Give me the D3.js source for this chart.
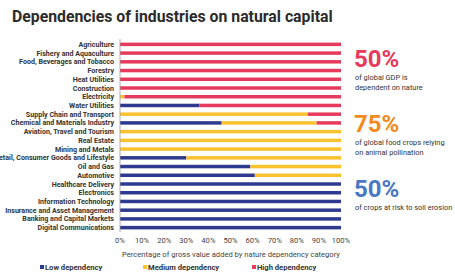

# # # # #

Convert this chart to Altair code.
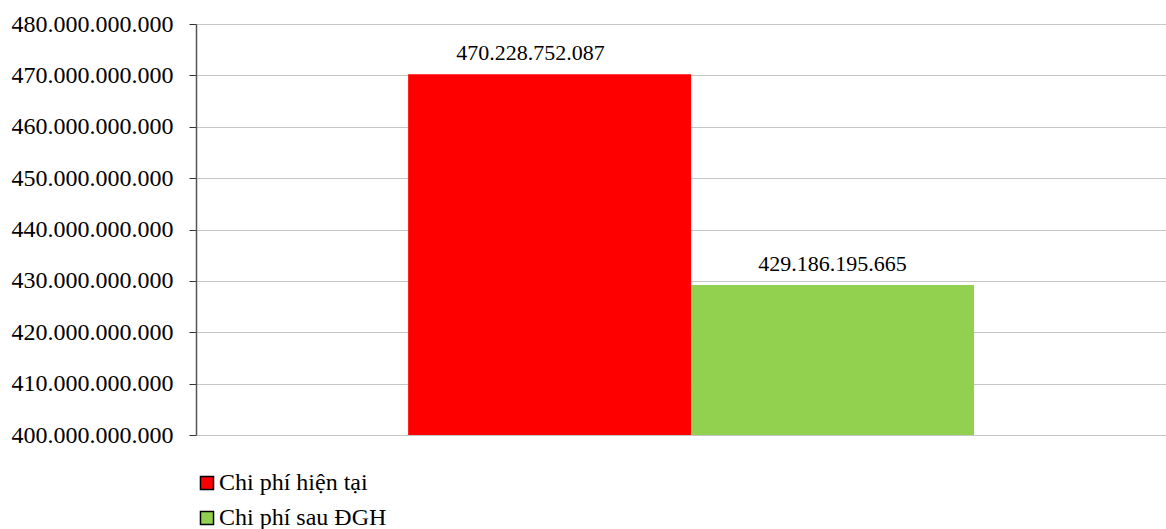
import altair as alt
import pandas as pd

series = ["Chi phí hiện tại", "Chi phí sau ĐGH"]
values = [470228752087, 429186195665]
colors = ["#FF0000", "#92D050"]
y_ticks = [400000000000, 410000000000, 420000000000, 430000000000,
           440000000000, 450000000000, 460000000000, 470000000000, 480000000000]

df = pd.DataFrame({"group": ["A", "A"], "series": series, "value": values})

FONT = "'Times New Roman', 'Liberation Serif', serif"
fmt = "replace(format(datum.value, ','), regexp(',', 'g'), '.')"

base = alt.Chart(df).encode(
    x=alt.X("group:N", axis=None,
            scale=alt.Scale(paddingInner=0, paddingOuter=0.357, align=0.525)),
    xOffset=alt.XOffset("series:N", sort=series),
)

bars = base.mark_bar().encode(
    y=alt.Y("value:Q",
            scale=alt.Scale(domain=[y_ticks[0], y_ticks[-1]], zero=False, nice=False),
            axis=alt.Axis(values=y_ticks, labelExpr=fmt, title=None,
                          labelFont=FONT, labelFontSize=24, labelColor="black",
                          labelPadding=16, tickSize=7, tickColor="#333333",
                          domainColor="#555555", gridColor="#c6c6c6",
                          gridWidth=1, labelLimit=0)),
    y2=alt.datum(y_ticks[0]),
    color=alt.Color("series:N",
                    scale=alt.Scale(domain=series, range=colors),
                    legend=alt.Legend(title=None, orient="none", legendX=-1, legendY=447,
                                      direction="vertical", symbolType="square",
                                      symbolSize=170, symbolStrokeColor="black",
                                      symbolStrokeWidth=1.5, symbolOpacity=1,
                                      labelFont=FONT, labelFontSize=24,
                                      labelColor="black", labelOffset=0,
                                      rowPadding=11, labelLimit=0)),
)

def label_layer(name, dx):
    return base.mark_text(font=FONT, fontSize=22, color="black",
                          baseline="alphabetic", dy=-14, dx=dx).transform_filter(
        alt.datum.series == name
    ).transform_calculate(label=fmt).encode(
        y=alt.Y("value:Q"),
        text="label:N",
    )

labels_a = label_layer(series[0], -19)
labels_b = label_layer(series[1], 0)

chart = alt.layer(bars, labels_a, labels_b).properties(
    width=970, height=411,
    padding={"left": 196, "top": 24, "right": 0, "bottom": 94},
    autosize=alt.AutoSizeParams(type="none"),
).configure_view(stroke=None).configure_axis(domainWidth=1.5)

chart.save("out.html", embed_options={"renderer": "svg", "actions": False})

# # # # #

**Given problem:** Pictures are excluded. Repeat exactly the lines from the one containing "Convert this chart to Altair code." to the one containing "import pandas as pd", inclusive.

**Correct output:**
Convert this chart to Altair code.
import altair as alt
import pandas as pd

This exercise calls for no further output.